# Your instructions
Leave out the pictures and retype only the lines from the opening line to the line that holds "const yMinor = [100, 300, 500, 700, 900, 1100];", both ends included.

***

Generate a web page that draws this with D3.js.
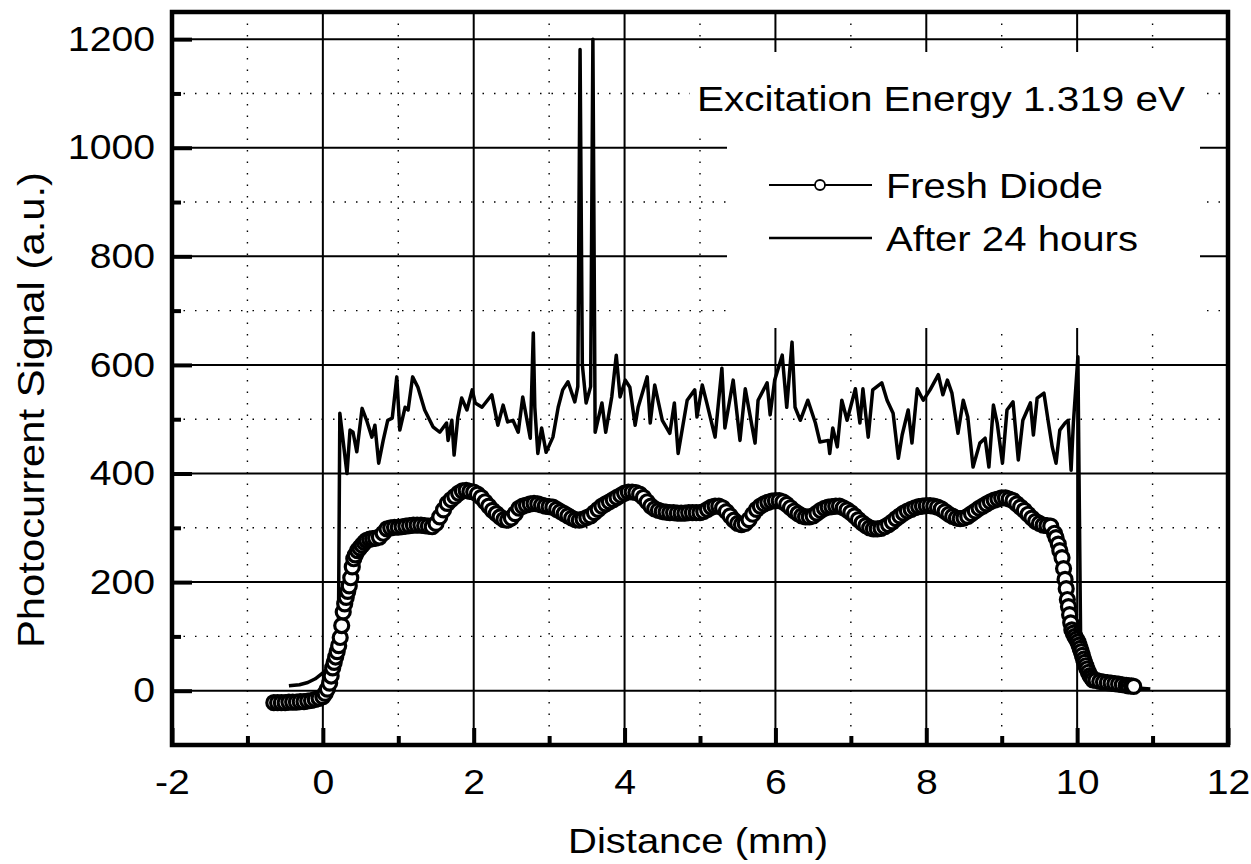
<!DOCTYPE html>
<html>
<head>
<meta charset="utf-8">
<script src="https://cdn.jsdelivr.net/npm/d3@7"></script>
<style>
  body { margin: 0; background: #fff; }
  svg { display: block; }
  text { font-family: "Liberation Sans", Arial, Helvetica, sans-serif; fill: #000; }
</style>
</head>
<body>
<div id="chart"></div>
<script>
// tick values
const xMajor = [-2, 0, 2, 4, 6, 8, 10, 12];
const xMinor = [-1, 1, 3, 5, 7, 9, 11];
const yMajor = [0, 200, 400, 600, 800, 1000, 1200];
const yMinor = [100, 300, 500, 700, 900, 1100];

// labels
const titleText = "Excitation Energy 1.319 eV";
const legendLabels = ["Fresh Diode", "After 24 hours"];
const xLabel = "Distance (mm)";
const yLabel = "Photocurrent Signal (a.u.)";

// Fresh Diode (open circles)
const freshX = [-0.65, -0.6, -0.55, -0.5, -0.45, -0.4, -0.35, -0.3, -0.25, -0.2, -0.15, -0.1, -0.05, 0, 0.03, 0.06, 0.09, 0.11, 0.13, 0.15, 0.17, 0.19, 0.21, 0.23, 0.25, 0.27, 0.29, 0.31, 0.33, 0.35, 0.37, 0.39, 0.41, 0.43, 0.46, 0.49, 0.52, 0.55, 0.58, 0.62, 0.66, 0.7, 0.75, 0.8, 0.85, 0.9, 0.95, 1.0, 1.05, 1.1, 1.15, 1.2, 1.25, 1.3, 1.35, 1.4, 1.45, 1.5, 1.55, 1.6, 1.65, 1.7, 1.75, 1.8, 1.85, 1.9, 1.95, 2.0, 2.05, 2.1, 2.15, 2.2, 2.25, 2.3, 2.35, 2.4, 2.45, 2.5, 2.55, 2.6, 2.65, 2.7, 2.75, 2.8, 2.85, 2.9, 2.95, 3.0, 3.05, 3.1, 3.15, 3.2, 3.25, 3.3, 3.35, 3.4, 3.45, 3.5, 3.55, 3.6, 3.65, 3.7, 3.75, 3.8, 3.85, 3.9, 3.95, 4.0, 4.05, 4.1, 4.15, 4.2, 4.25, 4.3, 4.35, 4.4, 4.45, 4.5, 4.55, 4.6, 4.65, 4.7, 4.75, 4.8, 4.85, 4.9, 4.95, 5.0, 5.05, 5.1, 5.15, 5.2, 5.25, 5.3, 5.35, 5.4, 5.45, 5.5, 5.55, 5.6, 5.65, 5.7, 5.75, 5.8, 5.85, 5.9, 5.95, 6.0, 6.05, 6.1, 6.15, 6.2, 6.25, 6.3, 6.35, 6.4, 6.45, 6.5, 6.55, 6.6, 6.65, 6.7, 6.75, 6.8, 6.85, 6.9, 6.95, 7.0, 7.05, 7.1, 7.15, 7.2, 7.25, 7.3, 7.35, 7.4, 7.45, 7.5, 7.55, 7.6, 7.65, 7.7, 7.75, 7.8, 7.85, 7.9, 7.95, 8.0, 8.05, 8.1, 8.15, 8.2, 8.25, 8.3, 8.35, 8.4, 8.45, 8.5, 8.55, 8.6, 8.65, 8.7, 8.75, 8.8, 8.85, 8.9, 8.95, 9.0, 9.05, 9.1, 9.15, 9.2, 9.25, 9.3, 9.35, 9.4, 9.45, 9.5, 9.55, 9.6, 9.65, 9.7, 9.72, 9.75, 9.77, 9.8, 9.82, 9.84, 9.855, 9.87, 9.885, 9.9, 9.915, 9.93, 9.95, 9.97, 9.99, 10.01, 10.025, 10.04, 10.055, 10.07, 10.085, 10.1, 10.115, 10.13, 10.15, 10.17, 10.19, 10.21, 10.25, 10.3, 10.35, 10.4, 10.45, 10.5, 10.55, 10.6, 10.65, 10.68, 10.72, 10.75];
const freshY = [-22, -22, -22, -22, -21, -21, -21, -20, -20, -19, -18, -16, -14, -11, -5, 3, 14, 27, 42, 52, 62, 72, 83, 98, 120, 145, 160, 172, 183, 193, 208, 228, 243, 250, 258, 263, 268, 273, 277, 279, 280, 281, 283, 290, 298, 300, 301, 301, 302, 303, 304, 305, 305, 305, 304, 303, 302, 308, 320, 333, 345, 352, 358, 364, 368, 369, 367, 366, 362, 356, 348, 340, 332, 326, 320, 315, 314, 318, 326, 336, 340, 342, 344, 345, 344, 342, 340, 339, 338, 334, 330, 326, 322, 318, 315, 314, 316, 319, 322, 328, 334, 340, 344, 348, 352, 356, 360, 364, 366, 366, 365, 362, 356, 348, 340, 335, 332, 330, 329, 328, 328, 327, 327, 327, 328, 328, 328, 328, 330, 334, 338, 340, 340, 337, 330, 322, 314, 308, 306, 308, 315, 325, 334, 340, 344, 347, 349, 350, 350, 348, 343, 337, 331, 326, 322, 320, 320, 322, 327, 332, 336, 338, 339, 340, 340, 337, 333, 328, 322, 315, 309, 304, 300, 298, 298, 299, 302, 306, 311, 317, 322, 327, 331, 334, 337, 339, 340, 341, 341, 340, 338, 335, 330, 325, 321, 318, 317, 318, 321, 326, 331, 336, 340, 344, 348, 351, 353, 355, 355, 353, 350, 344, 338, 332, 325, 318, 312, 308, 305, 304, 303, 290, 282, 270, 258, 245, 225, 205, 188, 168, 155, 140, 125, 112, 106, 100, 95, 90, 84, 78, 72, 65, 58, 52, 46, 40, 34, 28, 24, 20, 19, 17, 16, 15, 14, 13, 12, 11, 10, 9, 9, 8];

// After 24 hours (solid line)
const afterX = [-0.45, -0.31, -0.2, -0.1, 0, 0.09, 0.17, 0.205, 0.225, 0.32, 0.36, 0.4, 0.45, 0.52, 0.58, 0.65, 0.69, 0.74, 0.8, 0.86, 0.92, 0.98, 1.02, 1.09, 1.13, 1.19, 1.26, 1.35, 1.46, 1.55, 1.64, 1.66, 1.71, 1.74, 1.79, 1.84, 1.91, 1.98, 2.02, 2.11, 2.24, 2.32, 2.39, 2.45, 2.52, 2.59, 2.65, 2.75, 2.79, 2.81, 2.85, 2.9, 2.96, 3.05, 3.12, 3.18, 3.25, 3.34, 3.38, 3.41, 3.44, 3.49, 3.55, 3.58, 3.61, 3.7, 3.75, 3.83, 3.89, 3.94, 4.01, 4.07, 4.14, 4.18, 4.3, 4.34, 4.4, 4.5, 4.6, 4.66, 4.71, 4.83, 4.93, 4.96, 5.03, 5.09, 5.2, 5.29, 5.33, 5.44, 5.53, 5.6, 5.73, 5.77, 5.89, 5.93, 5.99, 6.09, 6.15, 6.22, 6.26, 6.33, 6.43, 6.53, 6.59, 6.7, 6.72, 6.76, 6.82, 6.88, 6.95, 7.06, 7.12, 7.16, 7.23, 7.29, 7.41, 7.48, 7.56, 7.63, 7.68, 7.76, 7.81, 7.88, 7.96, 8.05, 8.16, 8.22, 8.28, 8.34, 8.42, 8.49, 8.55, 8.62, 8.71, 8.78, 8.83, 8.89, 8.94, 9.01, 9.07, 9.15, 9.22, 9.28, 9.38, 9.42, 9.47, 9.56, 9.62, 9.67, 9.72, 9.77, 9.84, 9.88, 9.92, 9.95, 10.01, 10.05, 10.1, 10.2, 10.4, 10.6, 10.8, 10.97];
const afterY = [9, 11, 15, 22, 33, 45, 60, 75, 511, 400, 480, 476, 440, 520, 498, 467, 489, 419, 461, 498, 502, 578, 480, 522, 517, 578, 559, 517, 486, 476, 493, 461, 498, 434, 504, 539, 517, 554, 530, 522, 545, 489, 526, 495, 498, 476, 541, 465, 659, 522, 437, 484, 439, 467, 522, 554, 569, 532, 560, 1181, 600, 530, 560, 1200, 476, 530, 476, 541, 618, 541, 572, 559, 489, 522, 578, 493, 563, 498, 474, 530, 437, 535, 554, 504, 563, 530, 467, 594, 484, 572, 461, 556, 456, 535, 567, 508, 572, 618, 522, 642, 522, 498, 535, 493, 458, 461, 437, 484, 449, 535, 498, 556, 493, 556, 467, 554, 567, 535, 511, 428, 471, 517, 456, 556, 535, 554, 582, 545, 572, 548, 474, 535, 504, 412, 456, 465, 412, 526, 493, 419, 517, 532, 425, 498, 530, 471, 539, 548, 493, 449, 419, 480, 493, 498, 406, 493, 615, 40, 28, 18, 11, 7, 5, 3];

function createChart() {
    const width = 1251;
    const height = 864;
    const left = 172, right = 1228, top = 12, bottom = 745;

    const x = d3.scaleLinear().domain([-2, 12]).range([left, right]);
    const y = d3.scaleLinear().domain([-100, 1250]).range([bottom, top]);

    const svg = d3.create("svg")
        .attr("width", width)
        .attr("height", height)
        .attr("viewBox", `0 0 ${width} ${height}`);

    svg.append("rect").attr("width", width).attr("height", height).attr("fill", "#fff");

    // dotted grid (odd values)
    const grid = svg.append("g");
    grid.selectAll(".vdot").data(xMinor).join("line")
        .attr("x1", d => x(d)).attr("x2", d => x(d))
        .attr("y1", top).attr("y2", bottom)
        .attr("stroke", "#000").attr("stroke-width", 1.4)
        .attr("stroke-dasharray", "1.5,10");
    grid.selectAll(".hdot").data(yMinor).join("line")
        .attr("x1", left).attr("x2", right)
        .attr("y1", d => y(d)).attr("y2", d => y(d))
        .attr("stroke", "#000").attr("stroke-width", 1.4)
        .attr("stroke-dasharray", "1.5,10");

    // solid grid
    grid.selectAll(".vsol").data(xMajor.slice(1, -1)).join("line")
        .attr("x1", d => x(d)).attr("x2", d => x(d))
        .attr("y1", top).attr("y2", bottom)
        .attr("stroke", "#000").attr("stroke-width", 2);
    grid.selectAll(".hsol").data(yMajor).join("line")
        .attr("x1", left).attr("x2", right)
        .attr("y1", d => y(d)).attr("y2", d => y(d))
        .attr("stroke", "#000").attr("stroke-width", 2);

    // white boxes behind the annotation text
    svg.append("rect").attr("x", 690).attr("y", 52).attr("width", 510).attr("height", 78).attr("fill", "#fff");
    svg.append("rect").attr("x", 727).attr("y", 128).attr("width", 473).attr("height", 200).attr("fill", "#fff");

    // After 24 hours
    const afterData = afterX.map((d, i) => [d, afterY[i]]);
    svg.append("path")
        .datum(afterData)
        .attr("fill", "none")
        .attr("stroke", "#000")
        .attr("stroke-width", 3.5)
        .attr("stroke-linejoin", "round")
        .attr("d", d3.line().x(d => x(d[0])).y(d => y(d[1])));

    // Fresh Diode
    const freshData = freshX.map((d, i) => [d, freshY[i]]);
    svg.append("g").selectAll("circle")
        .data(freshData)
        .join("circle")
        .attr("cx", d => x(d[0]))
        .attr("cy", d => y(d[1]))
        .attr("r", 7)
        .attr("fill", "#fff")
        .attr("stroke", "#000")
        .attr("stroke-width", 3.2);

    // axes
    const sx = 1.12;
    const fmt = d => String(d);
    const yAxis = svg.append("g")
        .attr("transform", `translate(${left},0)`)
        .call(d3.axisLeft(y).tickValues(yMajor).tickFormat(fmt).tickSize(-20).tickPadding(17));
    svg.append("g")
        .attr("transform", `translate(${left},0)`)
        .call(d3.axisLeft(y).tickValues(yMinor).tickSize(-9).tickFormat(""));
    const xAxis = svg.append("g")
        .attr("transform", `translate(0,${bottom})`)
        .call(d3.axisBottom(x).tickValues(xMajor).tickFormat(fmt).tickSize(-17).tickPadding(24));
    svg.append("g")
        .attr("transform", `translate(0,${bottom})`)
        .call(d3.axisBottom(x).tickValues(xMinor).tickSize(-9).tickFormat(""));

    svg.selectAll(".domain").remove();
    svg.selectAll(".tick line").attr("stroke", "#000").attr("stroke-width", 4);
    yAxis.selectAll("text")
        .attr("font-size", 35)
        .attr("x", -17 / sx)
        .attr("transform", `scale(${sx},1)`);
    xAxis.selectAll("text")
        .attr("font-size", 35)
        .attr("transform", `scale(${sx},1)`);

    // frame
    svg.append("rect")
        .attr("x", left).attr("y", top)
        .attr("width", right - left).attr("height", bottom - top)
        .attr("fill", "none").attr("stroke", "#000").attr("stroke-width", 4.5);

    // axis labels
    svg.append("text")
        .attr("x", 698).attr("y", 853)
        .attr("text-anchor", "middle")
        .attr("font-size", 35)
        .attr("textLength", 260).attr("lengthAdjust", "spacingAndGlyphs")
        .text(xLabel);
    svg.append("text")
        .attr("transform", "translate(44,410) rotate(-90)")
        .attr("text-anchor", "middle")
        .attr("font-size", 36)
        .attr("textLength", 476).attr("lengthAdjust", "spacingAndGlyphs")
        .text(yLabel);

    // title
    svg.append("text")
        .attr("x", 697).attr("y", 111)
        .attr("font-size", 35)
        .attr("textLength", 488).attr("lengthAdjust", "spacingAndGlyphs")
        .text(titleText);

    // legend
    const legend = svg.append("g");
    const legendY = [185, 238];
    const legendW = [217, 252];
    legendLabels.forEach((lab, i) => {
        legend.append("line")
            .attr("x1", 769).attr("x2", 872)
            .attr("y1", legendY[i]).attr("y2", legendY[i])
            .attr("stroke", "#000").attr("stroke-width", i === 0 ? 2 : 2.5);
        if (i === 0) {
            legend.append("circle")
                .attr("cx", 820).attr("cy", legendY[i]).attr("r", 5)
                .attr("fill", "#fff").attr("stroke", "#000").attr("stroke-width", 1.8);
        }
        legend.append("text")
            .attr("x", 886).attr("y", legendY[i] + 13)
            .attr("font-size", 35)
            .attr("textLength", legendW[i]).attr("lengthAdjust", "spacingAndGlyphs")
            .text(lab);
    });

    return svg.node();
}

document.getElementById("chart").appendChild(createChart());
</script>
</body>
</html>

***

# Response
Generate a web page that draws this with D3.js.
<!DOCTYPE html>
<html>
<head>
<meta charset="utf-8">
<script src="https://cdn.jsdelivr.net/npm/d3@7"></script>
<style>
  body { margin: 0; background: #fff; }
  svg { display: block; }
  text { font-family: "Liberation Sans", Arial, Helvetica, sans-serif; fill: #000; }
</style>
</head>
<body>
<div id="chart"></div>
<script>
// tick values
const xMajor = [-2, 0, 2, 4, 6, 8, 10, 12];
const xMinor = [-1, 1, 3, 5, 7, 9, 11];
const yMajor = [0, 200, 400, 600, 800, 1000, 1200];
const yMinor = [100, 300, 500, 700, 900, 1100];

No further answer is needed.